Data records:
◆ ◆ ◆ ◆ ◆ ◆ ◆

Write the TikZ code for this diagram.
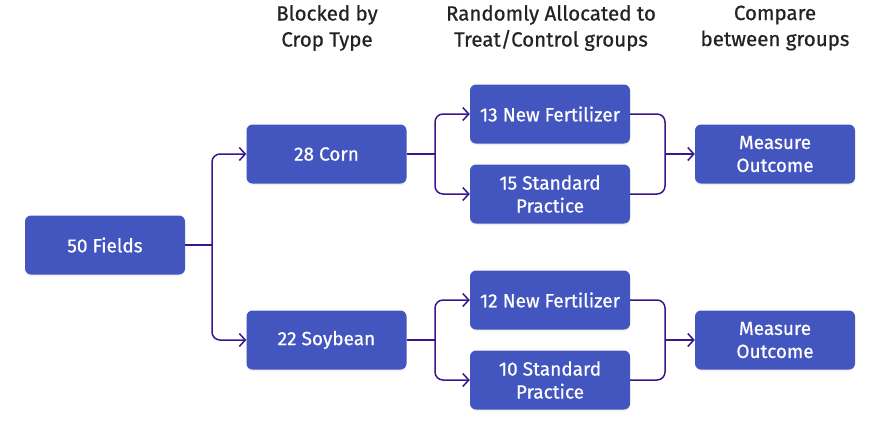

◆ ◆ ◆ ◆ ◆ ◆ ◆

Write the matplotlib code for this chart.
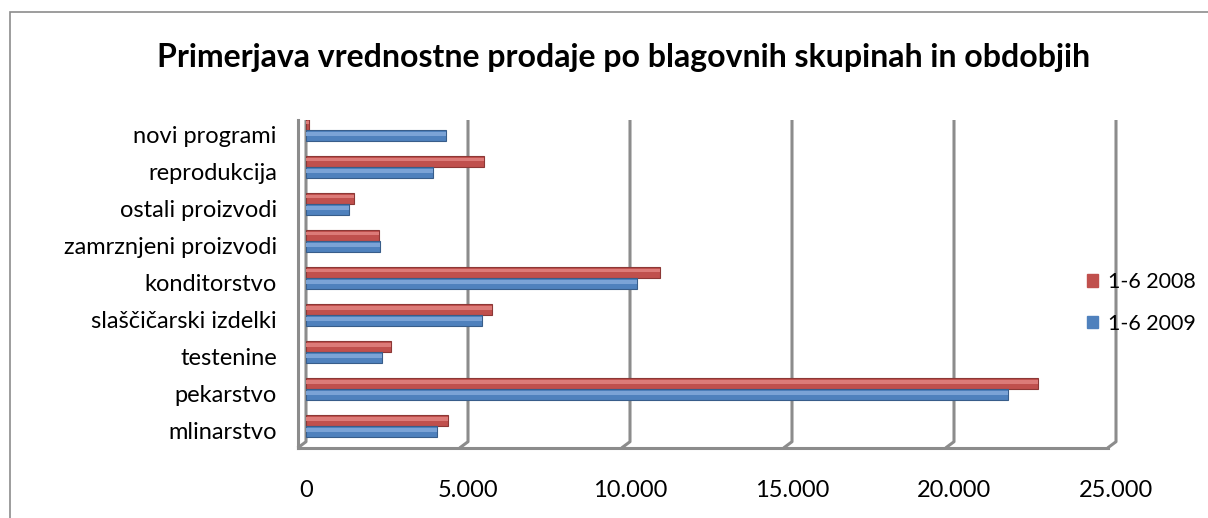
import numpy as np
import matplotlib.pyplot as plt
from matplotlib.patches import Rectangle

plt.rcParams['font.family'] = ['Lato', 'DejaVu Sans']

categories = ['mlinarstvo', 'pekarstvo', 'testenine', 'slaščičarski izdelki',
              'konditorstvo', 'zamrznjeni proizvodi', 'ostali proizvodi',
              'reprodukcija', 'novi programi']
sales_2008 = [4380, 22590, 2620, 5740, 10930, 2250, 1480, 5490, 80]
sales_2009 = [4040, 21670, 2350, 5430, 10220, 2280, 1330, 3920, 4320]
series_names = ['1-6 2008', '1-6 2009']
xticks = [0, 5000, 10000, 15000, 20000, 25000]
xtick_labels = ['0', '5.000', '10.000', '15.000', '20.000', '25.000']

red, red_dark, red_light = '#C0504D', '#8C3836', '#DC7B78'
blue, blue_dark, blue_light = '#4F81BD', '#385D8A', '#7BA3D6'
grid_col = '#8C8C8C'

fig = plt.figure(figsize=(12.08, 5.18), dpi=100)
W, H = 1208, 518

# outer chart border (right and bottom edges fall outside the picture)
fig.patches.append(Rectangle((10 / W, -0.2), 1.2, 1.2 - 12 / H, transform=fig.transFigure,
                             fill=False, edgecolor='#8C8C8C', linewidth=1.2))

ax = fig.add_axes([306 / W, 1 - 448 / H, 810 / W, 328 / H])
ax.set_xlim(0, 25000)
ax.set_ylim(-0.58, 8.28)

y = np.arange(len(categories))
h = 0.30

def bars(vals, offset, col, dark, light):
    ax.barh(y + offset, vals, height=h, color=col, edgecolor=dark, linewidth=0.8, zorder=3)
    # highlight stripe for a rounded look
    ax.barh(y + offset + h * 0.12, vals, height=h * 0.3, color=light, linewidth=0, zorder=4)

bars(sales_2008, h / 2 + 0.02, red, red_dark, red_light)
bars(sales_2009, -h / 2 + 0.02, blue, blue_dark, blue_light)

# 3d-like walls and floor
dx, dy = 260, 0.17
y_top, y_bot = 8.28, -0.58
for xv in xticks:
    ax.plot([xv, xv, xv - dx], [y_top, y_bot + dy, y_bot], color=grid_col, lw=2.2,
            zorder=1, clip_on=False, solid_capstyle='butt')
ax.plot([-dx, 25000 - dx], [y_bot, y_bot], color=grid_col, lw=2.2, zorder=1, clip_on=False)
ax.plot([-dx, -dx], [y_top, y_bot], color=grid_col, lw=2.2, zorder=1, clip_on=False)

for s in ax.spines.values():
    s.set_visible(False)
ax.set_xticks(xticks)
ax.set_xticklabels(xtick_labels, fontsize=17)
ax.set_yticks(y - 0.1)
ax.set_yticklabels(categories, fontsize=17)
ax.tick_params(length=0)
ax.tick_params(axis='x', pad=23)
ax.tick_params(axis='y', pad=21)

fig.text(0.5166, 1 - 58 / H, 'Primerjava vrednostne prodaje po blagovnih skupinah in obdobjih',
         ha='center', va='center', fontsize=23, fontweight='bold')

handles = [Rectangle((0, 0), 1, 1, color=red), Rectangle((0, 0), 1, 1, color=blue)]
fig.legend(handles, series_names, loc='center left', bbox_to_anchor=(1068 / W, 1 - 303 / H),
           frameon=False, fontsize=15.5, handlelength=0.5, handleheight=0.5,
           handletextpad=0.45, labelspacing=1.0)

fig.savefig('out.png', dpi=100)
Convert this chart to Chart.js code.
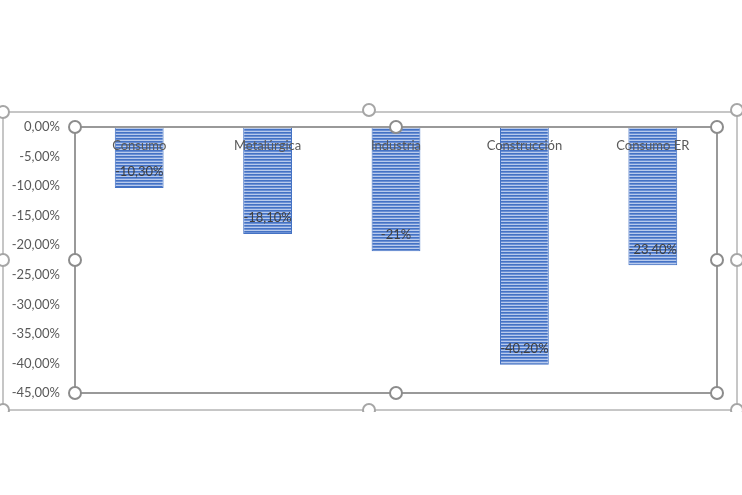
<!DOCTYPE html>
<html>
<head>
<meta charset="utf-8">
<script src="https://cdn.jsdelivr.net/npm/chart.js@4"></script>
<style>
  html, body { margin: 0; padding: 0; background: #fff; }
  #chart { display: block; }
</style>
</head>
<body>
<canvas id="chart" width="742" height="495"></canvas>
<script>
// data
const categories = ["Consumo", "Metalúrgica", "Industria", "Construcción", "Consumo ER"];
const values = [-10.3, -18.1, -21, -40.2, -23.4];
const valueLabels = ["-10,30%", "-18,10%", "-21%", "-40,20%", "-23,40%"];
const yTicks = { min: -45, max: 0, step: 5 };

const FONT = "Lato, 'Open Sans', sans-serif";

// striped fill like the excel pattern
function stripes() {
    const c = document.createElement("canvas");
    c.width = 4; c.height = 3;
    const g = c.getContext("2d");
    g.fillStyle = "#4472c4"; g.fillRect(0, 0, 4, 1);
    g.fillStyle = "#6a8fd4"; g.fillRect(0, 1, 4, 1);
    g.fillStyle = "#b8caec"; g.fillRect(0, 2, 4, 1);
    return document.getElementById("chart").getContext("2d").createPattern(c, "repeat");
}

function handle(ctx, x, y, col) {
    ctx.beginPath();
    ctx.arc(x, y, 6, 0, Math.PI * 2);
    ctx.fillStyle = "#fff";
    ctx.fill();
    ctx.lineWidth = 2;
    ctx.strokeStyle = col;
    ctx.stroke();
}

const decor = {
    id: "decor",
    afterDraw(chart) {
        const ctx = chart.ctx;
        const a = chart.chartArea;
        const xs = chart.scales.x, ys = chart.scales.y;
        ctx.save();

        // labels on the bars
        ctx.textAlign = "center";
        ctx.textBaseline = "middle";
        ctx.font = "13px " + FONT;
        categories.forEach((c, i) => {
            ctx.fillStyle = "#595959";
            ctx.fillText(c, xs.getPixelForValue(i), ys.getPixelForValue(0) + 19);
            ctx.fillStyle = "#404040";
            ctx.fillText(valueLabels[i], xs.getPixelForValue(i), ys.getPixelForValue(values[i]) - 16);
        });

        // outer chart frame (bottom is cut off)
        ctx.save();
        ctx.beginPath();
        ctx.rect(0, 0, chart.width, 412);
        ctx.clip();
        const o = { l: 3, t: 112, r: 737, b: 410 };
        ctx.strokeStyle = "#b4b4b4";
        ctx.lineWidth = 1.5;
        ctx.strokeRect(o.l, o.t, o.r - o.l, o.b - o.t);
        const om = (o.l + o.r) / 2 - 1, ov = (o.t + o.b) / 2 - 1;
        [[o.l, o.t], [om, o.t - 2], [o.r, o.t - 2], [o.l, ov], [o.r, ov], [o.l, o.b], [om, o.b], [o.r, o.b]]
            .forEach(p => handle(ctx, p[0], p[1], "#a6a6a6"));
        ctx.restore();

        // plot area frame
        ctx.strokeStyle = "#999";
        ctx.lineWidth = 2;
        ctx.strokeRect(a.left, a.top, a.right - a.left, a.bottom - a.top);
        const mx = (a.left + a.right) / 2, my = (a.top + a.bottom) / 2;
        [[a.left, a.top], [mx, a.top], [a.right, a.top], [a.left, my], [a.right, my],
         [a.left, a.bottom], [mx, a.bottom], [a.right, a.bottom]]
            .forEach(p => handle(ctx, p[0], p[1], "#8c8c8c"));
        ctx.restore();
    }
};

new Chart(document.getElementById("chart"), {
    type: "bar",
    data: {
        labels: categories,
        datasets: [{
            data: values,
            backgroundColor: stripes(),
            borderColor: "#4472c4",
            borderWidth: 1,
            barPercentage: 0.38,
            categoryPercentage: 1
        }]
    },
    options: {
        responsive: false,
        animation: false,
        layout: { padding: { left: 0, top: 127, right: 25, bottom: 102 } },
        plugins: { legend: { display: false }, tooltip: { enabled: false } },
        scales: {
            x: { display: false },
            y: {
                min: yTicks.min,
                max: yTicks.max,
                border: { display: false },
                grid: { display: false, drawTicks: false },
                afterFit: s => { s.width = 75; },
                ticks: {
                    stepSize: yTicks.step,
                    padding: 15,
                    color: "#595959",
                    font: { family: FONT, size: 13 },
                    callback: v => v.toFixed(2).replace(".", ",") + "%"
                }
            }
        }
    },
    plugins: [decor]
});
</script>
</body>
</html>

◆ ◆ ◆ ◆ ◆ ◆ ◆

Exercise directions: Start at the line with "Write the matplotlib code for this chart.", stop at the line with "ax.barh(y + offset +", both lines included, and repeat that span exactly without its pictures.

Answer in full:
Write the matplotlib code for this chart.
import numpy as np
import matplotlib.pyplot as plt
from matplotlib.patches import Rectangle

plt.rcParams['font.family'] = ['Lato', 'DejaVu Sans']

categories = ['mlinarstvo', 'pekarstvo', 'testenine', 'slaščičarski izdelki',
              'konditorstvo', 'zamrznjeni proizvodi', 'ostali proizvodi',
              'reprodukcija', 'novi programi']
sales_2008 = [4380, 22590, 2620, 5740, 10930, 2250, 1480, 5490, 80]
sales_2009 = [4040, 21670, 2350, 5430, 10220, 2280, 1330, 3920, 4320]
series_names = ['1-6 2008', '1-6 2009']
xticks = [0, 5000, 10000, 15000, 20000, 25000]
xtick_labels = ['0', '5.000', '10.000', '15.000', '20.000', '25.000']

red, red_dark, red_light = '#C0504D', '#8C3836', '#DC7B78'
blue, blue_dark, blue_light = '#4F81BD', '#385D8A', '#7BA3D6'
grid_col = '#8C8C8C'

fig = plt.figure(figsize=(12.08, 5.18), dpi=100)
W, H = 1208, 518

# outer chart border (right and bottom edges fall outside the picture)
fig.patches.append(Rectangle((10 / W, -0.2), 1.2, 1.2 - 12 / H, transform=fig.transFigure,
                             fill=False, edgecolor='#8C8C8C', linewidth=1.2))

ax = fig.add_axes([306 / W, 1 - 448 / H, 810 / W, 328 / H])
ax.set_xlim(0, 25000)
ax.set_ylim(-0.58, 8.28)

y = np.arange(len(categories))
h = 0.30

def bars(vals, offset, col, dark, light):
    ax.barh(y + offset, vals, height=h, color=col, edgecolor=dark, linewidth=0.8, zorder=3)
    # highlight stripe for a rounded look
    ax.barh(y + offset + h * 0.12, vals, height=h * 0.3, color=light, linewidth=0, zorder=4)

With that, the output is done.